I simply cannot say enough about Wade Davis. This is exactly why the Cubs acquired him, for the man to lock down postseason games, and he did it against a tremendously talented lineup and gave us an entertaining at-bat as well. This is exactly why the Cubs ought to keep him around for a few more seasons. What other Cubs reliever could have done that?

After the game Maddon said Davis would not be available for Game 5, which sounds logical after a 48-pitch outing, the most he’d thrown in a relief appearance in more than five years. I flipped on MLB Network’s discussion of this game when I got home and they were talking about this very thing, and Dan Plesac said, “I’ll believe it when I see it.”

Maddon’s likely right, of course. The only way Wade Davis gets into Game 5 is if it goes into extra innings and there’s no one else out there.
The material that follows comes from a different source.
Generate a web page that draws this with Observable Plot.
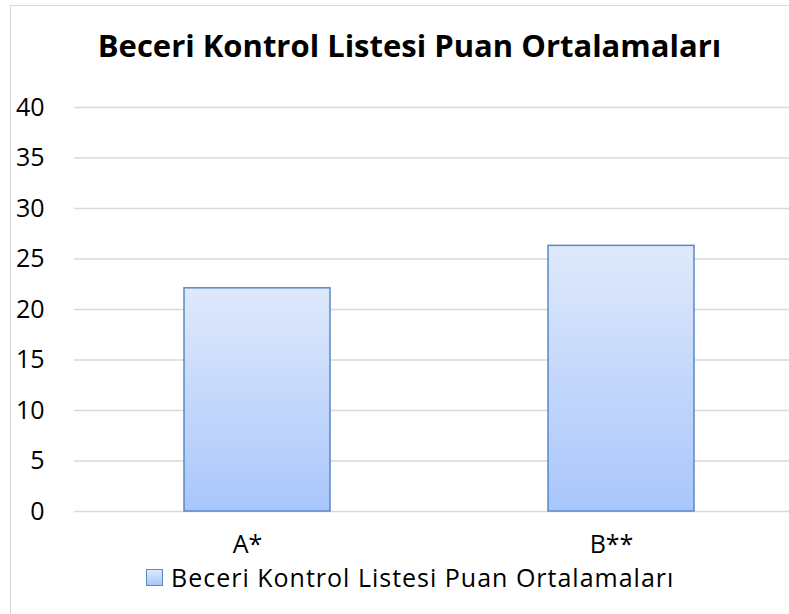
<!DOCTYPE html>
<html>
<head>
<meta charset="utf-8">
<script src="https://cdn.jsdelivr.net/npm/d3@7"></script>
<script src="https://cdn.jsdelivr.net/npm/@observablehq/plot@0.6"></script>
<style>
  html, body { margin: 0; padding: 0; background: #fff; overflow: hidden; }
  body { width: 789px; height: 614px; position: relative; font-family: "Open Sans", Lato, sans-serif; }
  #frame { position: absolute; left: 10px; top: 5px; width: 800px; height: 640px; border: 1.5px solid #d9d9d9; box-sizing: border-box; }
  #title { position: absolute; left: 0; width: 819px; top: 25px; text-align: center; font-size: 31px; font-weight: 700; color: #000; line-height: 40px; white-space: nowrap; }
  #chart { position: absolute; left: 0; top: 85px; }
  #legend { position: absolute; left: 146px; top: 561px; font-size: 25px; letter-spacing: 1px; color: #000; line-height: 32px; white-space: nowrap; display: flex; align-items: center; }
  #legend .sw { width: 15px; height: 15px; border: 1.5px solid #5a88c6; background: linear-gradient(#dfe9fb, #a9c6fb); margin-right: 8px; }
</style>
</head>
<body>
<div id="frame"></div>
<div id="title">Beceri Kontrol Listesi Puan Ortalamaları</div>
<div id="chart"></div>
<div id="legend"><span class="sw"></span><span>Beceri Kontrol Listesi Puan Ortalamaları</span></div>
<script>
const categories = ["A*", "B**"];
const values = [22.1, 26.3];
const yTicks = [0, 5, 10, 15, 20, 25, 30, 35, 40];
const seriesName = "Beceri Kontrol Listesi Puan Ortalamaları";

const data = categories.map((c, i) => ({category: c, value: values[i]}));

const chart = Plot.plot({
  width: 789,
  height: 480,
  marginLeft: 74,
  marginRight: 0,
  marginTop: 22,
  marginBottom: 54,
  style: {fontFamily: "'Open Sans', Lato, sans-serif", background: "transparent", overflow: "hidden"},
  x: {domain: categories, range: [74, 803], paddingInner: 0.6, paddingOuter: 0.3, label: null},
  y: {domain: [0, 40], ticks: yTicks, label: null},
  marks: [
    Plot.ruleY(yTicks, {stroke: "#d9d9d9", strokeWidth: 1.5, strokeOpacity: 1}),
    Plot.barY(data, {x: "category", y: "value", fill: "url(#barGrad)", stroke: "#5a88c6", strokeWidth: 1.5}),
    Plot.axisY({ticks: yTicks, tickSize: 0, tickPadding: 30, fontSize: 25, tickFormat: d => String(d), label: null}),
    Plot.axisX({tickSize: 0, tickPadding: 24, fontSize: 25, dx: -10, label: null})
  ]
});

const svg = d3.select(chart);
const defs = svg.insert("defs", ":first-child");
const g = defs.append("linearGradient").attr("id", "barGrad").attr("x1", 0).attr("y1", 0).attr("x2", 0).attr("y2", 1);
g.append("stop").attr("offset", "0%").attr("stop-color", "#dfe9fb");
g.append("stop").attr("offset", "100%").attr("stop-color", "#a9c6fb");
svg.selectAll("text").attr("fill", "#000");

document.getElementById("chart").appendChild(chart);
</script>
</body>
</html>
Other pitchers will have to step up if a save situation is called for. Perhaps the Cubs can put some real offense together, hitting that doesn’t involve home runs, and they won’t need a closer. About the home runs in Game 4:

The other two: Braves over Dodgers, 1996 division series Game 2, and Indians over Red Sox, 1998 division series Game 3. All three of those teams won their series, including those 2011 Rangers... over Joe Maddon’s Rays (here’s the game where they accomplished this feat).

This game was just one win. The Cubs still need three more, and they’d have to win two of those in Los Angeles, where they haven’t done well in recent years.

But they won three straight against the Dodgers last year, two of them in Los Angeles, to take the NLCS. Until it isn’t done, it’s still possible.

Jose Quintana, who had a really good outing in Los Angeles in Game 1, will take the mound for Game 5 against Clayton Kershaw, who the Cubs handled reasonably well in that game. And you certainly remember Kershaw’s last postseason start in Wrigley Field. Game time is 7 p.m. CT, which I think will make everyone happy, except perhaps people stuck in traffic in L.A. Maybe by the time they get home, the Cubs will already have a lead off Kershaw.